[START]
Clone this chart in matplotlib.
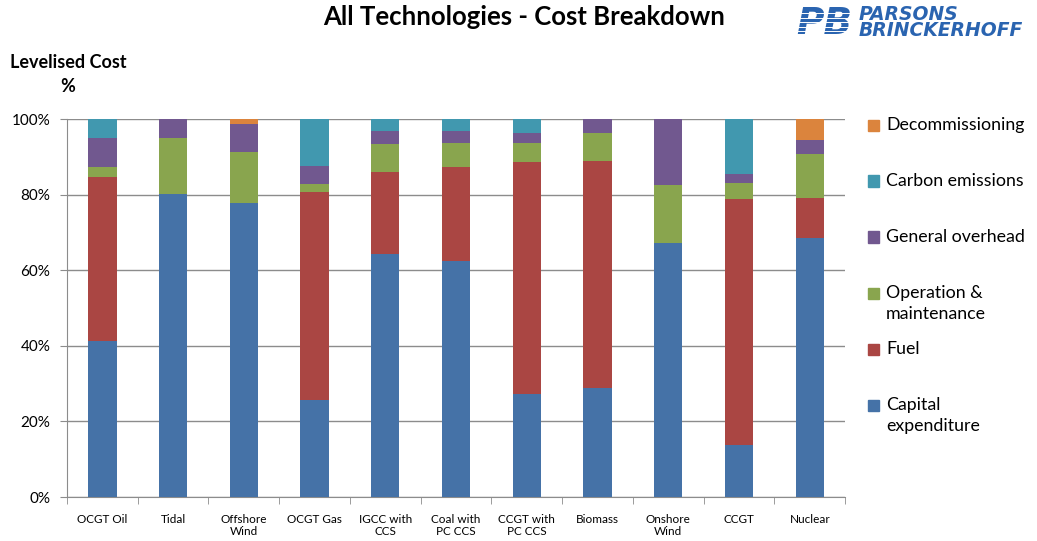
import numpy as np
import matplotlib.pyplot as plt
from matplotlib.patches import Rectangle

plt.rcParams['font.family'] = ['Lato', 'DejaVu Sans']

# 数据（百分比）
techs = ['OCGT Oil', 'Tidal', 'Offshore\nWind', 'OCGT Gas', 'IGCC with\nCCS', 'Coal with\nPC CCS',
         'CCGT with\nPC CCS', 'Biomass', 'Onshore\nWind', 'CCGT', 'Nuclear']
capital = [41.3, 80.2, 77.8, 25.7, 64.3, 62.4, 27.2, 28.8, 67.2, 13.8, 68.5]
fuel = [43.4, 0, 0, 55.0, 21.7, 24.9, 61.4, 60.1, 0, 65.0, 10.6]
om = [2.6, 14.8, 13.5, 2.1, 7.4, 6.4, 5.1, 7.4, 15.3, 4.3, 11.6]
overhead = [7.7, 5.0, 7.4, 4.8, 3.4, 3.1, 2.6, 3.7, 17.5, 2.3, 3.7]
carbon = [5.0, 0, 0, 12.4, 3.2, 3.2, 3.7, 0, 0, 14.6, 0]
decom = [0, 0, 1.3, 0, 0, 0, 0, 0, 0, 0, 5.6]

series = [('Capital\nexpenditure', capital, '#4572A7'),
          ('Fuel', fuel, '#AA4643'),
          ('Operation &\nmaintenance', om, '#89A54E'),
          ('General overhead', overhead, '#71588F'),
          ('Carbon emissions', carbon, '#4198AF'),
          ('Decommissioning', decom, '#DB843D')]

fig = plt.figure(figsize=(10.37, 5.41), dpi=100)
ax = fig.add_axes([0.0646, 0.0813, 0.7504, 0.6987])

x = np.arange(len(techs))
bottom = np.zeros(len(techs))
for name, vals, col in series:
    ax.bar(x, vals, 0.4, bottom=bottom, color=col, zorder=3)
    bottom += np.array(vals)

ax.set_xlim(-0.5, len(techs) - 0.5)
ax.set_ylim(0, 100)
ax.set_yticks(np.arange(0, 101, 20))
ax.set_yticklabels([f'{v}%' for v in range(0, 101, 20)], fontsize=11)
ax.grid(axis='y', color='#8c8c8c', lw=1, zorder=0)
ax.set_xticks(x)
ax.set_xticklabels(techs, fontsize=8.5)
ax.set_xticks(np.arange(-0.5, len(techs)), minor=True)
ax.tick_params(axis='x', which='major', length=0, pad=12)
ax.tick_params(axis='x', which='minor', length=5, color='#8c8c8c')
ax.tick_params(axis='y', length=5, color='#8c8c8c', pad=7)
for s in ['top', 'right']:
    ax.spines[s].set_visible(False)
for s in ['left', 'bottom']:
    ax.spines[s].set_color('#8c8c8c')

# 图例（手动放置）
for i, (name, vals, col) in enumerate(series[::-1]):
    yy = 1 - (125 + 56 * i) / 541
    fig.patches.append(Rectangle((868 / 1037, yy - 5.5 / 541), 11 / 1037, 11 / 541,
                                 transform=fig.transFigure, color=col))
    fig.text(886 / 1037, yy + 8 / 541, name, fontsize=12.8, va='top', ha='left',
             linespacing=1.4)

fig.text(0.505, 1 - 17 / 541, 'All Technologies - Cost Breakdown', fontsize=18.5,
         fontweight='bold', ha='center', va='center')
fig.text(68 / 1037, 1 - 63 / 541, 'Levelised Cost', fontsize=13, fontweight='bold',
         ha='center', va='center')
fig.text(68 / 1037, 1 - 86 / 541, '%', fontsize=13, fontweight='bold',
         ha='center', va='center')

# 标志
fig.text(796 / 1037, 1 - 24 / 541, 'PB', fontsize=27, fontweight='heavy', style='italic',
         color='#2a64b0', ha='left', va='center', family='DejaVu Sans')
for k in range(6):
    ly = 1 - (13 + 4.5 * k) / 541
    fig.lines.append(plt.Line2D([795 / 1037, 852 / 1037], [ly, ly], transform=fig.transFigure,
                                color='white', lw=0.7, zorder=10))
fig.text(859 / 1037, 1 - 14 / 541, 'PARSONS', fontsize=13.5, fontweight='heavy', style='italic',
         color='#2a64b0', ha='left', va='center', family='DejaVu Sans')
fig.text(859 / 1037, 1 - 31 / 541, 'BRINCKERHOFF', fontsize=13.5, fontweight='heavy', style='italic',
         color='#2a64b0', ha='left', va='center', family='DejaVu Sans')

fig.savefig('out.png', dpi=100)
[END]
» Problem to work on
Each line from the top of the material through the line containing "decom = [0, 0, 1.3, 0, 0, 0, 0, 0, 0, 0, 5.6]" should be reproduced exactly; please drop any images.

» Response
Clone this chart in matplotlib.
import numpy as np
import matplotlib.pyplot as plt
from matplotlib.patches import Rectangle

plt.rcParams['font.family'] = ['Lato', 'DejaVu Sans']

# 数据（百分比）
techs = ['OCGT Oil', 'Tidal', 'Offshore\nWind', 'OCGT Gas', 'IGCC with\nCCS', 'Coal with\nPC CCS',
         'CCGT with\nPC CCS', 'Biomass', 'Onshore\nWind', 'CCGT', 'Nuclear']
capital = [41.3, 80.2, 77.8, 25.7, 64.3, 62.4, 27.2, 28.8, 67.2, 13.8, 68.5]
fuel = [43.4, 0, 0, 55.0, 21.7, 24.9, 61.4, 60.1, 0, 65.0, 10.6]
om = [2.6, 14.8, 13.5, 2.1, 7.4, 6.4, 5.1, 7.4, 15.3, 4.3, 11.6]
overhead = [7.7, 5.0, 7.4, 4.8, 3.4, 3.1, 2.6, 3.7, 17.5, 2.3, 3.7]
carbon = [5.0, 0, 0, 12.4, 3.2, 3.2, 3.7, 0, 0, 14.6, 0]
decom = [0, 0, 1.3, 0, 0, 0, 0, 0, 0, 0, 5.6]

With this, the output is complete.